Once a new three-way race gels, it should shape up to be a closely matched continuation of the battle between Lieberman and Lamont, with minor-league Republican nominee Alan Schlesinger lagging somewhere in the teens in polls (assuming he is not replaced). For starters, the results of Connecticut’s nomination battle royal will trigger a remarkable reversal of roles. Lamont, who was alternately viewed as a dangerous far-left Robespierre figure by detractors and a plainspoken progressive crusader by admirers, will now be able to wrap himself in the support of nearly all key Democratic establishment figures who had supported Lieberman, including national party leaders (the Clintons and party committees), labor unions (such as the AFL-CIO), and even close Lieberman friend/CT senior Sen. Chris Dodd. And for all his incumbency, Lieberman’s highest-profile in-state praise for an independent bid will likely come from Republicans. But is Lieberman actually losing a critical bulwark of support? The Crystal Ball’s guess is that his transition from establishment endorsee to semi-outsider independent candidate will not be terribly disabling in its own right. After all, who knows–the outsider mantle worked for Ned Lamont!
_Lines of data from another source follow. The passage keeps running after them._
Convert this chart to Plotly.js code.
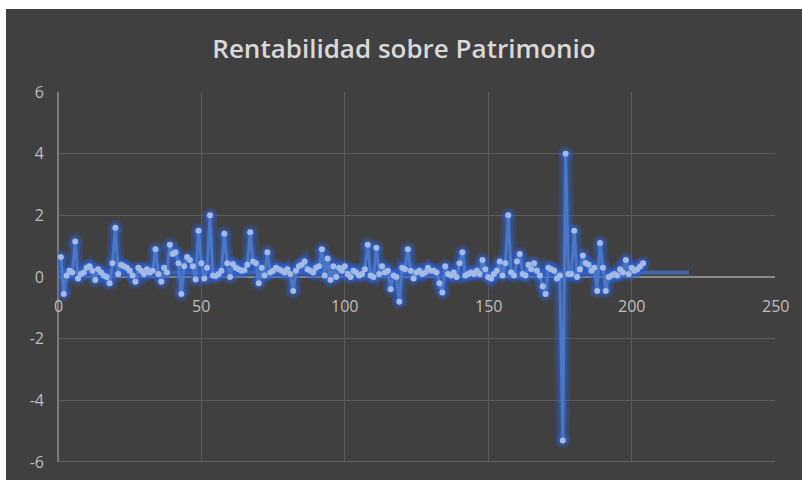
<!DOCTYPE html>
<html>
<head>
<meta charset="utf-8">
<script src="https://cdn.plot.ly/plotly-3.0.1.min.js"></script>
<style>
  html, body { margin: 0; padding: 0; background: #ffffff; }
  #chart { position: absolute; left: 6px; top: 9px; width: 796px; height: 471px; }
</style>
</head>
<body>
<div id="chart"></div>
<script>
// Rentabilidad sobre Patrimonio (ROE) per period
const roe = [
  0.65, -0.55, 0.05, 0.2, 0.15, 1.15, -0.05, 0.1, 0.15, 0.3,
  0.35, 0.2, -0.1, 0.25, 0.15, 0.05, 0.0, -0.2, 0.45, 1.6,
  0.1, 0.4, 0.35, 0.3, 0.2, 0.05, -0.15, 0.3, 0.2, 0.1,
  0.25, 0.15, 0.2, 0.9, 0.1, -0.15, 0.3, 0.15, 1.05, 0.75,
  0.8, 0.45, -0.55, 0.35, 0.65, 0.55, 0.35, -0.08, 1.5, 0.45,
  -0.05, 0.3, 2.0, 0.05, 0.03, 0.1, 0.2, 1.4, 0.45, 0.0,
  0.42, 0.3, 0.25, 0.2, 0.22, 0.4, 1.45, 0.5, 0.45, -0.2,
  0.3, 0.05, 0.8, 0.15, 0.2, 0.3, 0.25, 0.2, 0.15, 0.25,
  0.1, -0.45, 0.2, 0.35, 0.4, 0.5, 0.25, 0.2, 0.15, 0.3,
  0.35, 0.9, 0.05, 0.6, -0.1, 0.35, 0.0, 0.3, 0.2, 0.35,
  0.1, 0.0, 0.2, 0.15, 0.05, 0.1, 0.25, 1.05, 0.05, 0.0,
  0.95, 0.1, 0.35, 0.15, 0.2, -0.4, 0.05, 0.0, -0.8, 0.3,
  0.25, 0.9, 0.2, -0.05, 0.15, 0.2, 0.1, 0.15, 0.3, 0.2,
  0.2, 0.15, -0.2, -0.5, 0.35, 0.1, 0.05, 0.15, 0.0, 0.45,
  0.8, 0.05, 0.1, 0.15, 0.1, 0.2, 0.1, 0.55, 0.25, 0.0,
  -0.05, 0.1, 0.2, 0.5, 0.05, 0.45, 2.0, 0.15, 0.05, 0.5,
  0.75, 0.1, 0.05, 0.4, 0.25, 0.45, 0.2, 0.05, -0.3, -0.55,
  0.3, 0.25, 0.2, -0.05, 0.05, -5.3, 4.0, 0.1, 0.1, 1.5,
  0.0, 0.25, 0.7, 0.45, 0.4, 0.2, 0.3, -0.45, 1.1, 0.3,
  -0.45, 0.0, 0.05, 0.1, 0.05, 0.25, 0.15, 0.55, 0.1, 0.3,
  0.2, 0.25, 0.35, 0.45
];
const periodo = roe.map((v, i) => i + 1);

// flat reference line seen behind the series
const promedioX = [0, 220];
const promedioY = [0.15, 0.15];

const xTicks = [0, 50, 100, 150, 200, 250];
const yTicks = [-6, -4, -2, 0, 2, 4, 6];

const labelColor = '#bfbfbf';
const fontFamily = '"Open Sans", "Noto Sans", sans-serif';

const traces = [
  { x: promedioX, y: promedioY, type: 'scatter', mode: 'lines',
    line: { color: 'rgba(68,114,196,0.75)', width: 4 }, hoverinfo: 'skip' },
  { x: periodo, y: roe, type: 'scatter', mode: 'lines+markers',
    line: { color: 'rgba(45,95,215,0.22)', width: 14 },
    marker: { color: 'rgba(45,95,215,0.22)', size: 16 }, hoverinfo: 'skip' },
  { x: periodo, y: roe, type: 'scatter', mode: 'lines+markers',
    line: { color: 'rgba(50,100,215,0.35)', width: 8 },
    marker: { color: 'rgba(50,100,215,0.35)', size: 11 }, hoverinfo: 'skip' },
  { x: periodo, y: roe, type: 'scatter', mode: 'lines+markers',
    line: { color: '#4a78c8', width: 3 },
    marker: { color: '#a4bbe6', size: 6 } }
];

const annotations = xTicks.map(t => ({
  x: t, y: 0, xref: 'x', yref: 'y', text: String(t), showarrow: false,
  yanchor: 'top', xanchor: 'center', yshift: -16,
  font: { family: fontFamily, size: 16, color: labelColor }
}));

const layout = {
  width: 796, height: 471,
  paper_bgcolor: '#404040', plot_bgcolor: '#404040',
  margin: { l: 52, r: 27, t: 83, b: 18 },
  showlegend: false,
  title: { text: 'Rentabilidad sobre Patrimonio', x: 0.5, xanchor: 'center',
           y: 0.915, yanchor: 'middle',
           font: { family: fontFamily, size: 26, color: '#d9d9d9', weight: 600 } },
  xaxis: { range: [0, 250], tickvals: xTicks, showticklabels: false,
           showgrid: true, gridcolor: '#5c5c5c', gridwidth: 1,
           zeroline: true, zerolinecolor: '#7a7a7a', zerolinewidth: 1.5,
           showline: false, fixedrange: true },
  yaxis: { range: [-6, 6], tickvals: yTicks, ticktext: yTicks.map(String),
           showgrid: true, gridcolor: '#5c5c5c', gridwidth: 1,
           zeroline: true, zerolinecolor: '#8a8a8a', zerolinewidth: 1.5,
           showline: false, ticks: '', ticklabelstandoff: 13,
           tickfont: { family: fontFamily, size: 16, color: labelColor },
           fixedrange: true },
  shapes: [
    { type: 'line', xref: 'x', yref: 'y', x0: 0, x1: 250, y0: -6, y1: -6,
      line: { color: '#6e6e6e', width: 1.5 } }
  ],
  annotations: annotations
};

Plotly.newPlot('chart', traces, layout, { displayModeBar: false, staticPlot: true });
</script>
</body>
</html>
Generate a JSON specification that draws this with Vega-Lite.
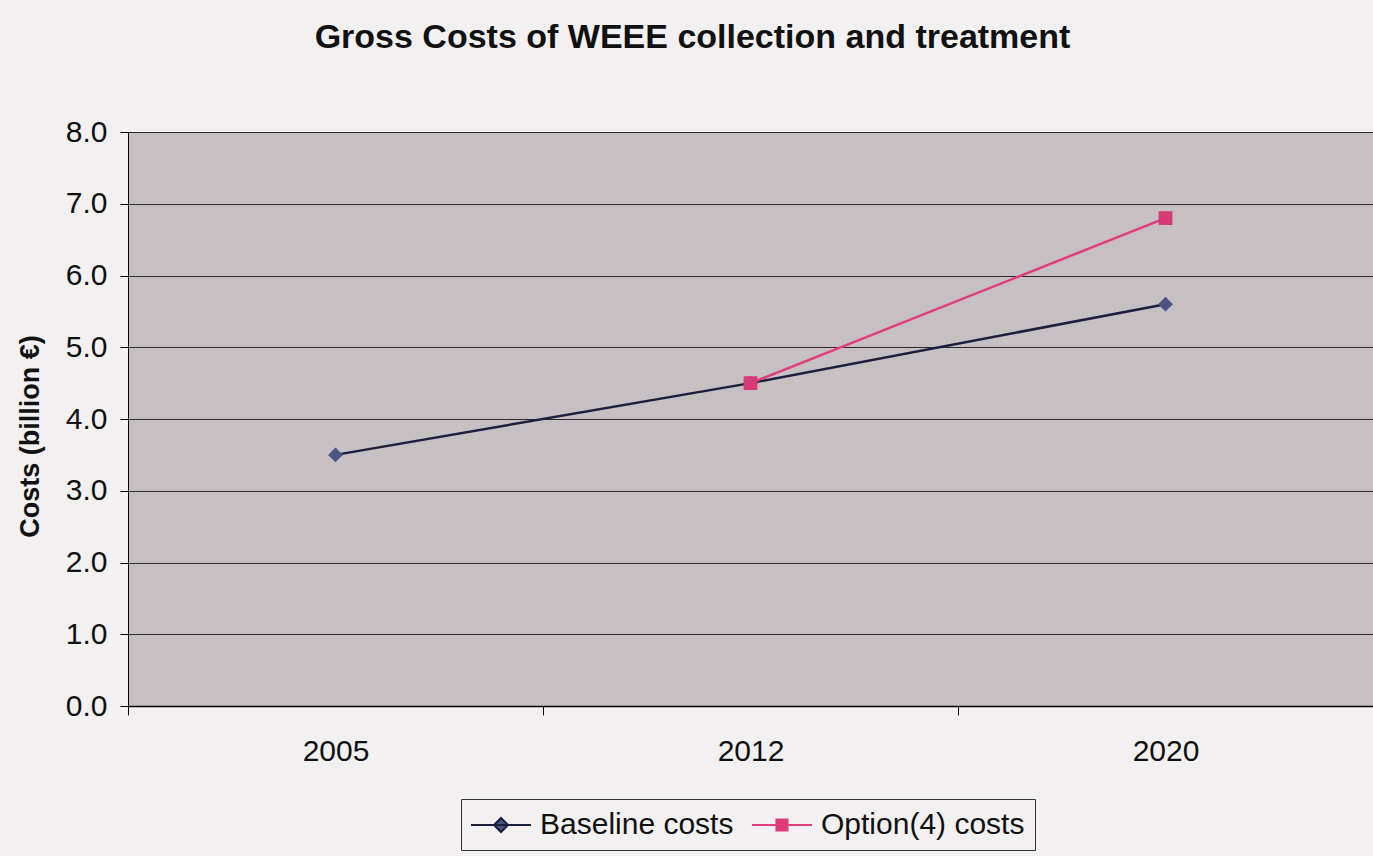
{
  "$schema": "https://vega.github.io/schema/vega-lite/v6.json",
  "width": 1245,
  "height": 574,
  "autosize": {"type": "none"},
  "padding": {"left": 128, "top": 132, "right": 0, "bottom": 150},
  "background": "#f2f0f1",
  "title": {
    "text": "Gross Costs of WEEE collection and treatment",
    "font": "Liberation Sans",
    "fontSize": 34,
    "fontWeight": "bold",
    "color": "#111111",
    "anchor": "middle",
    "frame": "group",
    "dx": -58,
    "offset": 35,
    "baseline": "alphabetic"
  },
  "config": {
    "view": {"fill": "#c6c0c3", "stroke": null},
    "font": "Liberation Sans"
  },
  "data": {
    "values": [
      {"year": "2005", "series": "Baseline costs", "cost": 3.5},
      {"year": "2012", "series": "Baseline costs", "cost": 4.5},
      {"year": "2020", "series": "Baseline costs", "cost": 5.6},
      {"year": "2012", "series": "Option(4) costs", "cost": 4.5},
      {"year": "2020", "series": "Option(4) costs", "cost": 6.8}
    ]
  },
  "encoding": {
    "x": {
      "field": "year",
      "type": "nominal",
      "scale": {"type": "band", "paddingInner": 0, "paddingOuter": 0},
      "axis": {
        "title": null,
        "labelAngle": 0,
        "tickBand": "extent",
        "grid": false,
        "domainColor": "#000000",
        "domainWidth": 1.5,
        "tickColor": "#000000",
        "tickSize": 9,
        "labelPadding": 21,
        "labelFontSize": 30,
        "labelFont": "Liberation Sans",
        "labelColor": "#111111"
      }
    },
    "y": {
      "field": "cost",
      "type": "quantitative",
      "scale": {"domain": [0, 8], "nice": false},
      "axis": {
        "title": "Costs (billion €)",
        "values": [0, 1, 2, 3, 4, 5, 6, 7, 8],
        "format": ".1f",
        "grid": true,
        "gridColor": "#2e2a2c",
        "gridWidth": 1,
        "gridOpacity": 1,
        "domainColor": "#000000",
        "tickColor": "#000000",
        "tickSize": 8,
        "labelPadding": 13,
        "labelFontSize": 30,
        "labelFont": "Liberation Sans",
        "labelColor": "#111111",
        "titleFont": "Liberation Sans",
        "titleFontSize": 27,
        "titleFontWeight": "bold",
        "titleColor": "#111111",
        "titleAngle": 270,
        "titleX": -98,
        "titleY": 304,
        "titleAlign": "center",
        "titleBaseline": "middle"
      }
    }
  },
  "layer": [
    {
      "mark": {"type": "line", "strokeWidth": 2.5},
      "encoding": {
        "color": {
          "field": "series",
          "type": "nominal",
          "scale": {"domain": ["Baseline costs", "Option(4) costs"], "range": ["#1a1f3e", "#e23d7c"]},
          "legend": {
            "orient": "none",
            "legendX": 333,
            "legendY": 667,
            "direction": "horizontal",
            "title": null,
            "padding": 10,
            "strokeColor": "#333333",
            "labelFontSize": 30,
            "labelFont": "Liberation Sans",
            "labelColor": "#111111",
            "labelLimit": 400,
            "symbolSize": 900,
            "symbolStrokeWidth": 2,
            "symbolOffset": 14,
            "labelOffset": 23,
            "columnPadding": 14,
            "encode": {
              "symbols": {
                "update": {
                  "shape": {"signal": "datum.value === 'Baseline costs' ? 'M-2,0H2M0,-0.47L0.47,0L0,0.47L-0.47,0Z' : 'M-2,0H2M-0.37,-0.37H0.37V0.37H-0.37Z'"},
                  "fill": {"signal": "datum.value === 'Baseline costs' ? '#4a5585' : '#d83a78'"},
                  "fillOpacity": {"value": 1},
                  "strokeWidth": {"value": 2}
                }
              }
            }
          }
        }
      }
    },
    {
      "transform": [{"filter": "datum.series === 'Baseline costs'"}],
      "mark": {"type": "point", "filled": true, "opacity": 1, "size": 220, "shape": "diamond", "color": "#4a5585"}
    },
    {
      "transform": [{"filter": "datum.series === 'Option(4) costs'"}],
      "mark": {"type": "point", "filled": true, "opacity": 1, "size": 190, "shape": "square", "color": "#d83a78"}
    }
  ]
}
Beyond Connecticut, the state’s Senate primary and its aftermath also hold serious national implications. First, for the Democrats, the extra innings of the Lieberman-Lamont fight threaten to serve as a distracting struggle for the heart and soul of the Democratic Party. Convenient to the New York nexus of the national media and already very familiar to political press corps, the race will continue to bare the true substantive intra-party divisions Democrats are desperately trying to hide as they attempt to present a united front for “change” before voters in November. Ongoing coverage of the race will do nothing to clarify where the party stands on big-ticket issues, first and foremost on the Iraq War. To be certain, Lamont manufactured an even greater share of noise than votes in the primary on the issue, but his support for immediate troop redeployment is still at odds with the majority of Democratic senators in party leadership positions who will now endorse his candidacy. Sure, the anger of the liberal Democratic base will continue to take center stage, but the party’s lesions will now be highly visible through to November, making the Connecticut contest just about the last race Democrats would nominate to be the “marquee” showdown of 2006.

Second, Lieberman’s high-profile defeat in the primary serves as a broader indication that a significant anti-incumbent mood is afoot this year. Up until this point in the cycle, we had seen primary challengers of both parties drawing progressively closer to their incumbent rivals, but only two (in Ohio and Georgia) had come within 6 percentage points of the incumbent’s total. Indeed, no incumbent governors, senators, or congressmen prior to Tuesday night had lost their bids for re-nomination, leading the Crystal Ball to believe this year could be an historical aberration. But on Tuesday night, two congressional incumbents in addition to Lieberman met with defeat! (And it is likely that Alaska’s GOP Gov. Frank Murkowski will suffer the same fate in two weeks). The electoral outcomes this week buttressed the findings of a survey released August 7th by ABC News and the Washington Post, chiefly that 53 percent of Americans now consider themselves “anti-incumbent.” Although local circumstances without a doubt weighed heavily in each of the ousters of Georgia Rep. Cynthia McKinney (D), Michigan Rep. Joe Schwarz (R), and Lieberman, their sudden coincidence suggests that a “throw the bums out” sentiment is beginning to resonate as a theme as Labor Day looms. Could all three of these blows been struck on a Tuesday two or three months ago? The Crystal Ball doubts it.

As an endnote on the Nutmeg State’s fireworks, everyone knows the main source of upset was Lieberman’s position on the Iraq War, but his troubles with the issue went much deeper than his stance alone. Many senators who have taken deeply controversial stands that have infuriated their party activists have still managed to get re-nominated. Joe Lieberman forgot to keep the home fires burning; he didn’t take the critical next step of leadership. He voted his conscience, but he neglected to take the fight to his constituents, to try to convince them that his principled stand was correct, or at least tolerable. There’s some arrogance in that failing, and every incumbent of both parties ought to take note. Even–especially–if reelected as an Independent in the nation’s new marquee Senate race, Lieberman will never again exert much moderating influence on the Democrats. The Lamont victory may give conservatives temporary cause for joy, since they can portray the Democrats as “loony left.” But think twice. The neutering of one of the most bipartisan national politicians is not healthy for a political system that simply must find some ways to reach across party lines.